COLLECTED MATERIAL>
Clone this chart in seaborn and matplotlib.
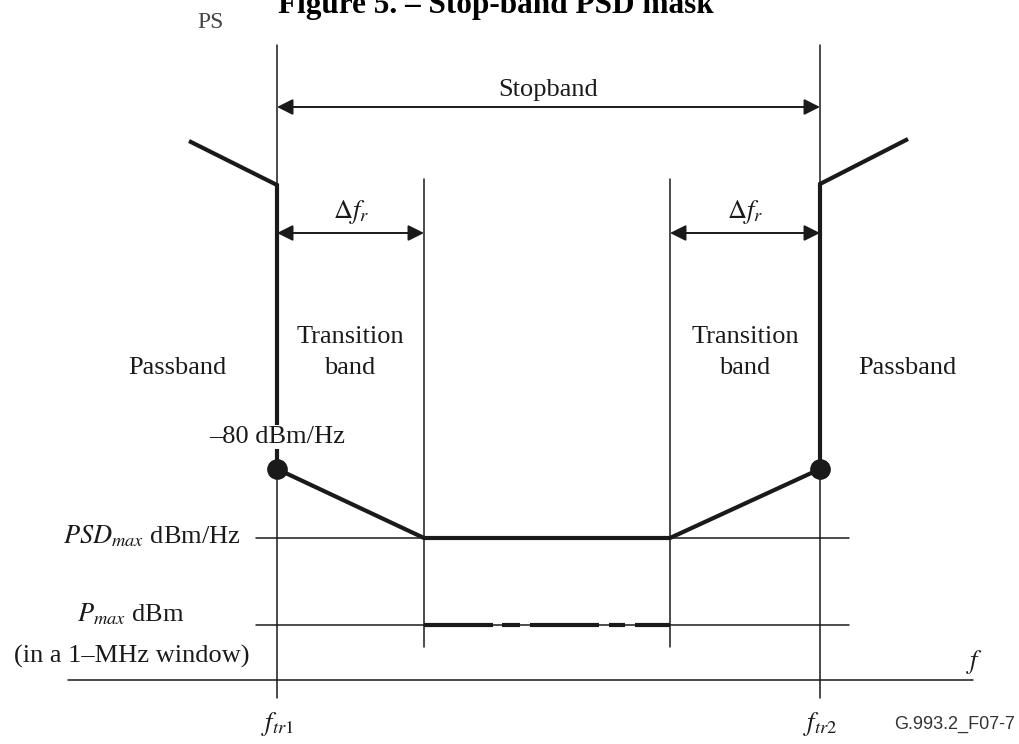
import matplotlib
matplotlib.use('Agg')
import matplotlib.pyplot as plt
import seaborn as sns

sns.set_style('white')
plt.rcParams['font.family'] = ['Liberation Serif', 'DejaVu Serif']
plt.rcParams['mathtext.fontset'] = 'stix'

# Diagram geometry (drawing units, y grows downward)
f_tr1, f_tr2 = 277, 820
f_in1, f_in2 = 424, 670
psd_max_level = 538
p_max_level = 625
dot_level = 469
axis_level = 680

# PSD mask (thick line)
mask_f = [189, f_tr1, f_tr1, f_in1, f_in2, f_tr2, f_tr2, 908]
mask_psd = [141, 185, dot_level, psd_max_level, psd_max_level, dot_level, 184, 139]

# -80 dBm/Hz points
dot_f = [f_tr1, f_tr2]
dot_psd = [dot_level, dot_level]

# P_max dashes within the stopband
pmax_dash_start = [424, 502, 530, 609, 635]
pmax_dash_end = [493, 520, 599, 625, 670]

band_labels = [['Passband'], ['Transition', 'band'], ['Transition', 'band'], ['Passband']]
band_label_x = [177, 350, 745, 907]

fig = plt.figure(figsize=(10.19, 7.44), dpi=100)
ax = fig.add_axes([0, 0, 1, 1])
ax.set_xlim(0, 1019)
ax.set_ylim(744, 0)
ax.axis('off')

ink = '#1a1a1a'
thin = 1.1

# guide lines
for x in [f_tr1, f_tr2]:
    ax.plot([x, x], [45, 698], color=ink, lw=thin)
for x in [f_in1, f_in2]:
    ax.plot([x, x], [179, 647], color=ink, lw=thin)
for y in [psd_max_level, p_max_level]:
    ax.plot([256, 849], [y, y], color=ink, lw=thin)
ax.plot([68, 973], [axis_level, axis_level], color=ink, lw=thin)

# mask
sns.lineplot(x=mask_f, y=mask_psd, sort=False, estimator=None, color=ink,
             lw=3.0, ax=ax, solid_joinstyle='miter', solid_capstyle='butt')
sns.scatterplot(x=dot_f, y=dot_psd, s=190, color=ink, edgecolor=ink, ax=ax, zorder=5)

for a, b in zip(pmax_dash_start, pmax_dash_end):
    ax.plot([a, b], [p_max_level, p_max_level], color=ink, lw=3.0, solid_capstyle='butt')

# arrows
arrow = dict(arrowstyle='<|-|>', color=ink, lw=1.4, mutation_scale=24,
             shrinkA=0, shrinkB=0)
ax.annotate('', xy=(f_tr1, 107), xytext=(f_tr2, 107), arrowprops=arrow)
ax.annotate('', xy=(f_tr1, 233), xytext=(f_in1, 233), arrowprops=arrow)
ax.annotate('', xy=(f_in2, 233), xytext=(f_tr2, 233), arrowprops=arrow)

fs = 19
ax.text((f_tr1 + f_tr2) / 2, 90, 'Stopband', fontsize=fs, ha='center', va='center', color=ink)
ax.text((f_tr1 + f_in1) / 2, 212, r'$\Delta f_r$', fontsize=fs, ha='center', va='center', color=ink)
ax.text((f_in2 + f_tr2) / 2, 212, r'$\Delta f_r$', fontsize=fs, ha='center', va='center', color=ink)

for lines, x in zip(band_labels, band_label_x):
    ys = [368] if len(lines) == 1 else [337, 368]
    for txt, y in zip(lines, ys):
        ax.text(x, y, txt, fontsize=fs, ha='center', va='center', color=ink)

ax.text(f_tr1, 437, '\u201380 dBm/Hz', fontsize=fs, ha='center', va='center', color=ink,
        bbox=dict(facecolor='white', edgecolor='none', pad=0.5), zorder=6)
ax.text(241, psd_max_level - 2, r'$PSD_{max}$ dBm/Hz', fontsize=fs, ha='right', va='center', color=ink)
ax.text(131, 614, r'$P_{max}$ dBm', fontsize=fs, ha='center', va='center', color=ink)
ax.text(132, 656, '(in a 1\u2013MHz window)', fontsize=fs, ha='center', va='center', color=ink)

ax.text(975, 662, r'$f$', fontsize=fs, ha='center', va='center', color=ink)
ax.text(f_tr1, 724, r'$f_{tr1}$', fontsize=fs, ha='center', va='center', color=ink)
ax.text(f_tr2, 724, r'$f_{tr2}$', fontsize=fs, ha='center', va='center', color=ink)
ax.text(1015, 724, 'G.993.2_F07-7', fontsize=13, ha='right', va='center',
        color='#333333', family=['Liberation Sans', 'DejaVu Sans'])

# cut-off header text
ax.text(278, 13, 'Figure 5. \u2013 Stop-band PSD mask', fontsize=22.5, fontweight='bold',
        ha='left', va='baseline', color='black')
ax.text(197, 28, 'PS', fontsize=17, ha='left', va='baseline', color='#444444')

fig.savefig('out.png', dpi=100)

TO DO>
The data above needs to be retyped exactly, with the images left out.

RESULT OF THE TASK>
Clone this chart in seaborn and matplotlib.
import matplotlib
matplotlib.use('Agg')
import matplotlib.pyplot as plt
import seaborn as sns

sns.set_style('white')
plt.rcParams['font.family'] = ['Liberation Serif', 'DejaVu Serif']
plt.rcParams['mathtext.fontset'] = 'stix'

# Diagram geometry (drawing units, y grows downward)
f_tr1, f_tr2 = 277, 820
f_in1, f_in2 = 424, 670
psd_max_level = 538
p_max_level = 625
dot_level = 469
axis_level = 680

# PSD mask (thick line)
mask_f = [189, f_tr1, f_tr1, f_in1, f_in2, f_tr2, f_tr2, 908]
mask_psd = [141, 185, dot_level, psd_max_level, psd_max_level, dot_level, 184, 139]

# -80 dBm/Hz points
dot_f = [f_tr1, f_tr2]
dot_psd = [dot_level, dot_level]

# P_max dashes within the stopband
pmax_dash_start = [424, 502, 530, 609, 635]
pmax_dash_end = [493, 520, 599, 625, 670]

band_labels = [['Passband'], ['Transition', 'band'], ['Transition', 'band'], ['Passband']]
band_label_x = [177, 350, 745, 907]

fig = plt.figure(figsize=(10.19, 7.44), dpi=100)
ax = fig.add_axes([0, 0, 1, 1])
ax.set_xlim(0, 1019)
ax.set_ylim(744, 0)
ax.axis('off')

ink = '#1a1a1a'
thin = 1.1

# guide lines
for x in [f_tr1, f_tr2]:
    ax.plot([x, x], [45, 698], color=ink, lw=thin)
for x in [f_in1, f_in2]:
    ax.plot([x, x], [179, 647], color=ink, lw=thin)
for y in [psd_max_level, p_max_level]:
    ax.plot([256, 849], [y, y], color=ink, lw=thin)
ax.plot([68, 973], [axis_level, axis_level], color=ink, lw=thin)

# mask
sns.lineplot(x=mask_f, y=mask_psd, sort=False, estimator=None, color=ink,
             lw=3.0, ax=ax, solid_joinstyle='miter', solid_capstyle='butt')
sns.scatterplot(x=dot_f, y=dot_psd, s=190, color=ink, edgecolor=ink, ax=ax, zorder=5)

for a, b in zip(pmax_dash_start, pmax_dash_end):
    ax.plot([a, b], [p_max_level, p_max_level], color=ink, lw=3.0, solid_capstyle='butt')

# arrows
arrow = dict(arrowstyle='<|-|>', color=ink, lw=1.4, mutation_scale=24,
             shrinkA=0, shrinkB=0)
ax.annotate('', xy=(f_tr1, 107), xytext=(f_tr2, 107), arrowprops=arrow)
ax.annotate('', xy=(f_tr1, 233), xytext=(f_in1, 233), arrowprops=arrow)
ax.annotate('', xy=(f_in2, 233), xytext=(f_tr2, 233), arrowprops=arrow)

fs = 19
ax.text((f_tr1 + f_tr2) / 2, 90, 'Stopband', fontsize=fs, ha='center', va='center', color=ink)
ax.text((f_tr1 + f_in1) / 2, 212, r'$\Delta f_r$', fontsize=fs, ha='center', va='center', color=ink)
ax.text((f_in2 + f_tr2) / 2, 212, r'$\Delta f_r$', fontsize=fs, ha='center', va='center', color=ink)

for lines, x in zip(band_labels, band_label_x):
    ys = [368] if len(lines) == 1 else [337, 368]
    for txt, y in zip(lines, ys):
        ax.text(x, y, txt, fontsize=fs, ha='center', va='center', color=ink)

ax.text(f_tr1, 437, '\u201380 dBm/Hz', fontsize=fs, ha='center', va='center', color=ink,
        bbox=dict(facecolor='white', edgecolor='none', pad=0.5), zorder=6)
ax.text(241, psd_max_level - 2, r'$PSD_{max}$ dBm/Hz', fontsize=fs, ha='right', va='center', color=ink)
ax.text(131, 614, r'$P_{max}$ dBm', fontsize=fs, ha='center', va='center', color=ink)
ax.text(132, 656, '(in a 1\u2013MHz window)', fontsize=fs, ha='center', va='center', color=ink)

ax.text(975, 662, r'$f$', fontsize=fs, ha='center', va='center', color=ink)
ax.text(f_tr1, 724, r'$f_{tr1}$', fontsize=fs, ha='center', va='center', color=ink)
ax.text(f_tr2, 724, r'$f_{tr2}$', fontsize=fs, ha='center', va='center', color=ink)
ax.text(1015, 724, 'G.993.2_F07-7', fontsize=13, ha='right', va='center',
        color='#333333', family=['Liberation Sans', 'DejaVu Sans'])

# cut-off header text
ax.text(278, 13, 'Figure 5. \u2013 Stop-band PSD mask', fontsize=22.5, fontweight='bold',
        ha='left', va='baseline', color='black')
ax.text(197, 28, 'PS', fontsize=17, ha='left', va='baseline', color='#444444')

fig.savefig('out.png', dpi=100)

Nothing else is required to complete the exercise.